Home > Uncategorized > It was 40 years ago the American wine revolution occurred

It was 40 years ago the American wine revolution occurred

033016 FD wine art winiarski

Warren Winiarski, whose 1973 Stag’s Leap Cellars Cabernet Sauvignon placed first among red wines at the 1976 Judgment of Paris, played a key role in the early days of the modern Colorado wine industry. To Winiarski’s right is Kyle Schlachter of the Colorado wine Industry Development Board.

 

A face familiar to Colorado winemakers is celebrating a 40th anniversary this year.

But it’s not your usual anniversary. This time it’s Warren Winiarski, the renowned California winemaker who nearly 50 years ago played midwife to a nascent Colorado wine industry, celebrating what is considered the most-consequential event in American winemaking.

Winiarski, the son of Polish immigrants and whose last name can be translated as “winemaker,” made the 1973 Stag’s Leap Cellars Cabernet Sauvignon that in 1976 bested the top red wines of France in a blind tasting that’s known as The Judgment of Paris.

At the same tasting, a 1973 Chateau Montelena Chardonnay made by Miljenko “Mike” Grgich won out against the best French white Burgundy.

This unexpected result in what was planned as a slam-dunk showing of the “best of the best” of the French wine industry at the expense of the upstart Americans stunned the wine world and put Napa Valley, and by extent the American wine industry, on the map.

May 24 marks the 40th anniversary of The Judgment of Paris and to commemorate the event, Winiarski and the Smithsonian are hosting in May two sold-out wine dinners.

The dinners will be held at the National Museum of American History and will bring together individuals who organized and attended the 1976 tasting in Paris, the winemakers who made the winning vintages, and individuals who are carrying on the legacy of fine winemaking in America.

Two other notable guests will be attending the events: wine writer Steven Spurrier, who arranged the competition, and George M. Taber, a Time magazine reporter and the only journalist to cover the event.

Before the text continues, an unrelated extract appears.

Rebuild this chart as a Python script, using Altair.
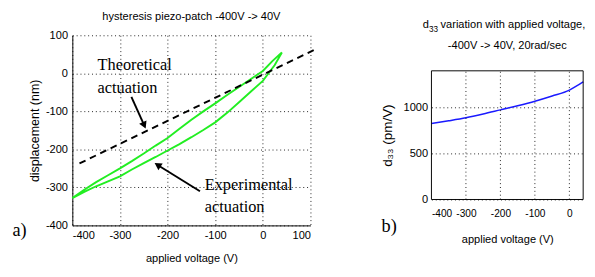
import altair as alt
import pandas as pd

# ---------- data ----------
# Left panel: hysteresis loop, rising branch (lower) then falling branch (upper)
up_volt = [-400, -375, -350, -325, -300, -275, -250, -225, -200, -175, -150, -125, -100, -75, -50, -25, 0, 10, 25, 40]
up_disp = [-328, -312, -297, -284, -271, -253, -236, -220, -203, -186, -168, -149, -129, -104, -76, -48, -20, -3, 22, 55]
down_volt = [40, 20, 0, -25, -50, -75, -100, -125, -150, -175, -200, -225, -250, -275, -300, -325, -350, -375, -400]
down_disp = [55, 32, 6, -15, -36, -57, -79, -100, -122, -146, -170, -190, -211, -231, -250, -268, -286, -306, -328]

theory_volt = [-385, 110]
theory_disp = [-237, 63]

left_ticks = [-400, -300, -200, -100, 0, 100]

# annotation texts (left aligned, baseline positions in data units)
ann_text = ["Theoretical", "actuation", "Experimental", "actuation"]
ann_volt = [-347, -347, -122, -122]
ann_disp = [8, -51, -306, -365]

# arrows: start -> tip
arrow_x = [-276, -132]
arrow_y = [-62, -310]
arrow_x2 = [-249, -221]
arrow_y2 = [-137, -241]
arrow_angle = [156, 302]

# Right panel: d33 vs voltage
d33_volt = [-400, -350, -300, -250, -200, -150, -100, -50, 0, 20, 40]
d33_val = [826, 856, 889, 930, 975, 1020, 1069, 1126, 1190, 1233, 1281]
right_xdomain = [-400, 40]
right_ydomain = [0, 1400]
right_xticks = [-400, -300, -200, -100, 0]
right_xgrid = [-300, -200, -100, 0]
right_yticks = [0, 500, 1000]

# ---------- styling ----------
SANS = "Liberation Sans, Arial, sans-serif"
SERIF = "Liberation Serif, Times New Roman, serif"
GREEN = "#22ee22"
FS = 11.5

loop_df = pd.DataFrame({
    "v": up_volt + down_volt,
    "d": up_disp + down_disp,
    "o": list(range(len(up_volt) + len(down_volt))),
})
theory_df = pd.DataFrame({"v": theory_volt, "d": theory_disp})
ann_df = pd.DataFrame({"t": ann_text, "v": ann_volt, "d": ann_disp})
arrow_df = pd.DataFrame({"x": arrow_x, "y": arrow_y, "x2": arrow_x2, "y2": arrow_y2, "a": arrow_angle})
d33_df = pd.DataFrame({"v": d33_volt, "d": d33_val})


def axis(values, title, orient, grid=True, domain=True, label_size=FS, **kw):
    return alt.Axis(
        values=values, tickCount=20, title=title, grid=grid, gridColor="#000", gridDash=[1, 3],
        gridWidth=1, gridOpacity=0.9, domain=domain, domainColor="#000", domainWidth=1,
        ticks=False, labelFont=SANS, labelFontSize=label_size, labelColor="#000", labelOverlap=False,
        labelExpr="toString(datum.value)", titleFont=SANS, titleFontWeight="normal", titleColor="#000",
        orient=orient, **kw)


def text_at(txt, x, y, size=FS, font=SANS, align="center"):
    return alt.Chart(pd.DataFrame({"t": [txt]})).mark_text(
        font=font, fontSize=size, align=align, baseline="middle", color="#000").encode(
        x=alt.value(x), y=alt.value(y), text="t:N")


# ---------------- left panel ----------------
xl = alt.X("v:Q", scale=alt.Scale(domain=[-400, 100], nice=False),
           axis=axis(left_ticks, "applied voltage (V)", "bottom", labelPadding=5,
                     titleFontSize=FS, titleY=35, titleBaseline="middle"))
yl = alt.Y("d:Q", scale=alt.Scale(domain=[-400, 100], nice=False),
           axis=axis(left_ticks, "displacement (nm)", "left", labelPadding=5,
                     titleFontSize=13, titleX=-39, titleBaseline="middle", titleAngle=270))

loop = alt.Chart(loop_df).mark_line(color=GREEN, strokeWidth=2).encode(x=xl, y=yl, order="o:Q")
theory = alt.Chart(theory_df).mark_line(color="#000", strokeWidth=2, strokeDash=[7, 5]).encode(x="v:Q", y="d:Q")
ann = alt.Chart(ann_df).mark_text(font=SERIF, fontSize=17, align="left", baseline="alphabetic", color="#000").encode(
    x="v:Q", y="d:Q", text="t:N")
arrows = alt.Chart(arrow_df).mark_rule(color="#000", strokeWidth=2).encode(x="x:Q", y="y:Q", x2="x2:Q", y2="y2:Q")
heads = alt.Chart(arrow_df).mark_point(shape="triangle-up", filled=True, size=70, color="#000", opacity=1).encode(
    x="x2:Q", y="y2:Q", angle=alt.Angle("a:Q", scale=None))
label_a = text_at("a)", -55, 203, size=19, font=SERIF)
title_l = text_at("hysteresis piezo-patch -400V -> 40V", 124, -19)

left = alt.layer(loop, theory, arrows, heads, ann, label_a, title_l).properties(
    width=248, height=198,
    view=alt.ViewBackground(stroke="transparent"),
)

# ---------------- right panel ----------------
# group is 171 px tall (aligned with the left plot top); the plot box is its lower 134 px
R_H = 171
R_TOP = 37
xr = alt.X("v:Q", scale=alt.Scale(domain=right_xdomain, nice=False),
           axis=axis(right_xticks, "applied voltage (V)", "bottom", grid=False, domain=False,
                     label_size=10.5, labelPadding=10, titleFontSize=FS, titleY=42,
                     titleBaseline="middle"))
yr = alt.Y("d:Q", scale=alt.Scale(domain=right_ydomain, nice=False, range=[R_H, R_TOP]),
           axis=axis(right_yticks, "d\u2083\u2083 (pm/V)", "left", domain=False,
                     labelPadding=4, titleFontSize=14, titleX=-46, titleY=(R_H + R_TOP) / 2,
                     titleBaseline="middle", titleAngle=270))

d33 = alt.Chart(d33_df).mark_line(color="#1a1aff", strokeWidth=1.5, interpolate="monotone").encode(x=xr, y=yr)

vgrid = alt.Chart(pd.DataFrame({"v": right_xgrid})).mark_rule(
    color="#000", strokeDash=[1, 3], strokeWidth=1, opacity=0.9).encode(
    x=alt.X("v:Q", scale=alt.Scale(domain=right_xdomain, nice=False)),
    y=alt.datum(right_ydomain[0]), y2=alt.datum(right_ydomain[1]))

box = alt.Chart(pd.DataFrame({"x": [right_xdomain[0]], "x2": [right_xdomain[1]],
                              "y": [right_ydomain[0]], "y2": [right_ydomain[1]]})).mark_rect(
    fillOpacity=0, stroke="#000", strokeWidth=1).encode(x="x:Q", x2="x2:Q", y="y:Q", y2="y2:Q")

label_b = text_at("b)", -44, 199, size=19, font=SERIF)

# two-line title drawn as text (line 1 with a real subscript)
t_d = text_at("d", -9, -11, align="left")
t_33 = text_at("33", -2.5, -6, size=8.5, align="left")
t_rest = text_at("variation with applied voltage,", 9.5, -11, align="left")
t_line2 = text_at("-400V -> 40V, 20rad/sec", 79, 11)

right = alt.layer(d33, vgrid, box, label_b, t_d, t_33, t_rest, t_line2).properties(
    width=158, height=R_H,
    view=alt.ViewBackground(stroke="transparent"),
)

chart = alt.hconcat(left, right, spacing=62).properties(
    padding={"left": 4, "top": -3, "right": 0, "bottom": 0},
    background="white",
).configure_axis(labelOverlap=False)

chart.save("out.html", embed_options={"renderer": "svg", "actions": False})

Writer and wine critic W. Blake Gray called Taber’s four-paragraph story about the tasting “the most significant news story ever written about wine.”

At the time, however, no one realized how significant it was, least of all Winiarski.

He had been asked to submit a wine for the tasting but he was in Chicago, not Paris, on the day of the judging.

“I was in Chicago when Barbara (his wife) called me to say I had won,” recalled Winiarski during a recent conversation. “I said, ‘That’s nice.” I didn’t know what wines were being tasted or who the judges were.”

Once he realized the impact of what he and Grgich had accomplished, he says it “changed the way we looked at things.”

Meaning American winemakers, and back then it almost entirely was California, no longer had to play caddie to the European wine industry.

“Nothing was the same after that,” Winiarski said. “It certainly changed the way I looked at things and opened many horizons for me and the industry.”

It certainly angered and frustrated much of the French wine industry, Winarski recalled, including one French judge who demanded her ballots be returned.

“Afterwards I received several letters from members of the French wine industry saying that the results of the 1976 tasting were a fluke,” he said.

The 2008 movie “Bottle Shock,” which focuses more on Grgich’s chardonnay, is an interpretation of the judging.

A bottle of Winiarski’s award-winning 1973 Cabernet Sauvignon is displayed in the Smithsonian’s “FOOD: Transforming the American Table 1950-2000” exhibition.

In its November 2013 issue, Smithsonian magazine included this bottle as one of the “101 Objects That Made America.”

“I always was striving to achieve a sense of completeness, of balance, in my winemaking,” Winiarski said. “I think the wine that went to France reflected that balance.”

Winiarski was inducted into the California Vintners Hall of Fame in 2009.